** start of RECORDED INFORMATION **
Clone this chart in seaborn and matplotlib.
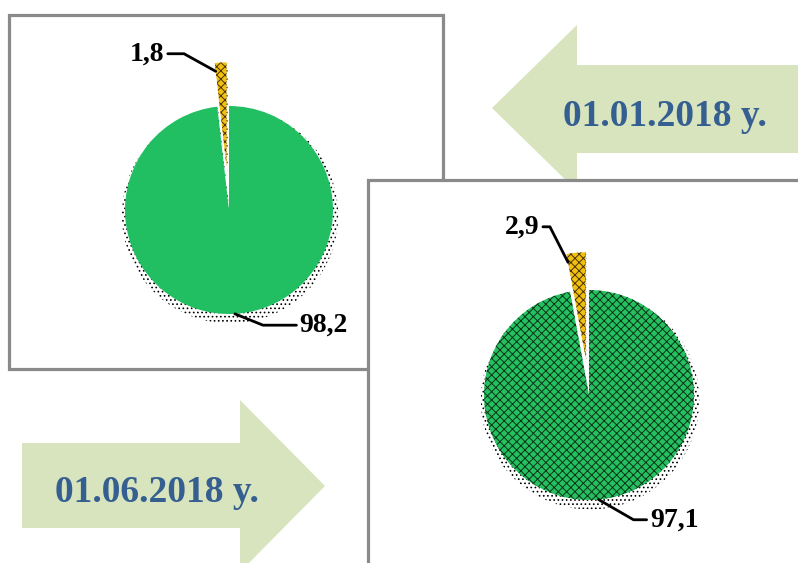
import matplotlib
matplotlib.use('Agg')
import matplotlib.pyplot as plt
from matplotlib.patches import Rectangle, Polygon
import seaborn as sns
import numpy as np

# data
dates = ['01.01.2018 y.', '01.06.2018 y.']
small_share = [1.8, 2.9]
large_share = [98.2, 97.1]

sns.set_theme(style='white')
plt.rcParams['font.family'] = ['Liberation Serif', 'DejaVu Serif']
plt.rcParams['hatch.linewidth'] = 0.7

W, H = 798, 563
GREY = '#8a8a8a'
ARROW = '#d7e4bd'
BLUE = '#365f91'
GREEN = '#22bf62'
GREEN2 = '#25c060'
GOLD = '#f2c010'

fig = plt.figure(figsize=(W / 100, H / 100), dpi=100)
ax0 = fig.add_axes([0, 0, 1, 1], zorder=0)
ax0.set_xlim(0, W)
ax0.set_ylim(H, 0)
ax0.axis('off')

# frames and arrows (pixel coordinates)
ax0.add_patch(Rectangle((9, 15), 434, 354, fc='white', ec=GREY, lw=2.3, zorder=1))
ax0.add_patch(Polygon([(492, 108), (577, 25), (577, 65), (805, 65), (805, 153),
                       (577, 153), (577, 191)], closed=True, fc=ARROW, ec='none', zorder=2))
ax0.add_patch(Rectangle((368, 180), 450, 400, fc='white', ec=GREY, lw=2.3, zorder=3))
ax0.add_patch(Polygon([(22, 443), (240, 443), (240, 400), (325, 486), (240, 572),
                       (240, 528), (22, 528)], closed=True, fc=ARROW, ec='none', zorder=2))
ax0.text(665, 126, dates[0], ha='center', va='baseline', fontsize=27,
         fontweight='bold', color=BLUE, zorder=4)
ax0.text(157, 502, dates[1], ha='center', va='baseline', fontsize=27,
         fontweight='bold', color=BLUE, zorder=4)


def pie_axes(cx, cy, r, half=1.6):
    s = half * r
    ax = fig.add_axes([(cx - s) / W, (H - cy - s) / H, 2 * s / W, 2 * s / H], zorder=2)
    return ax, half


def fmt(v):
    return f'{v:.1f}'.replace('.', ',')


def draw_pie(ax, half, small, large, explode, green, hatch_green,
             small_txt, large_txt, angB_small, angB_large):
    vals = [small, large]
    # dotted shadow, a little larger and lower than the pie
    ax.pie(vals, startangle=90, explode=[explode, 0], center=(0.01, -0.05), radius=1.04,
           wedgeprops=dict(fc='none', ec='black', hatch='....', lw=0))
    wedges, _ = ax.pie(vals, startangle=90, colors=[GOLD, green],
                       explode=[explode, 0], wedgeprops=dict(lw=0))
    wedges[0].set_hatch('xxxx')
    wedges[0].set_edgecolor('#4a3300')
    if hatch_green:
        wedges[1].set_hatch('xxxx')
        wedges[1].set_edgecolor('#0a3318')
    ax.set_xlim(-half, half)
    ax.set_ylim(-half, half)
    ax.set_aspect('equal')
    ax.axis('off')

    ws, wl = wedges
    t = np.deg2rad(ws.theta2)
    p_small = (ws.center[0] + 0.92 * ws.r * np.cos(t), ws.center[1] + 0.92 * ws.r * np.sin(t))
    t = np.deg2rad((wl.theta1 + wl.theta2) / 2)
    p_large = (wl.center[0] + 1.0 * wl.r * np.cos(t), wl.center[1] + 1.0 * wl.r * np.sin(t))

    ax.annotate(fmt(small), xy=p_small, xytext=small_txt, ha='right', va='baseline',
                fontsize=20, fontweight='bold', color='black', annotation_clip=False,
                arrowprops=dict(arrowstyle='-', lw=2.0, color='black', shrinkA=0, shrinkB=0,
                                connectionstyle=f'angle,angleA=0,angleB={angB_small},rad=0'))
    ax.annotate(fmt(large), xy=p_large, xytext=large_txt, ha='left', va='baseline',
                fontsize=20, fontweight='bold', color='black', annotation_clip=False,
                arrowprops=dict(arrowstyle='-', lw=2.0, color='black', shrinkA=0, shrinkB=0,
                                connectionstyle=f'angle,angleA=0,angleB={angB_large},rad=0'))


ax1, h1 = pie_axes(229, 210, 104)
draw_pie(ax1, h1, small_share[0], large_share[0], 0.42, GREEN, False,
         (-0.62, 1.44), (0.68, -1.17), -29, -22)

ax2, h2 = pie_axes(589, 395, 105)
draw_pie(ax2, h2, small_share[1], large_share[1], 0.36, GREEN2, True,
         (-0.47, 1.54), (0.58, -1.25), -63, -30)

fig.savefig('out.png', dpi=100)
** end of RECORDED INFORMATION **
### EXERCISE AIM
Give again, word for word, every line from the top of the data above to the line holding "plt.rcParams['hatch.linewidth'] = 0.7", inclusive, with the pictures left out.

### RESPONSE
Clone this chart in seaborn and matplotlib.
import matplotlib
matplotlib.use('Agg')
import matplotlib.pyplot as plt
from matplotlib.patches import Rectangle, Polygon
import seaborn as sns
import numpy as np

# data
dates = ['01.01.2018 y.', '01.06.2018 y.']
small_share = [1.8, 2.9]
large_share = [98.2, 97.1]

sns.set_theme(style='white')
plt.rcParams['font.family'] = ['Liberation Serif', 'DejaVu Serif']
plt.rcParams['hatch.linewidth'] = 0.7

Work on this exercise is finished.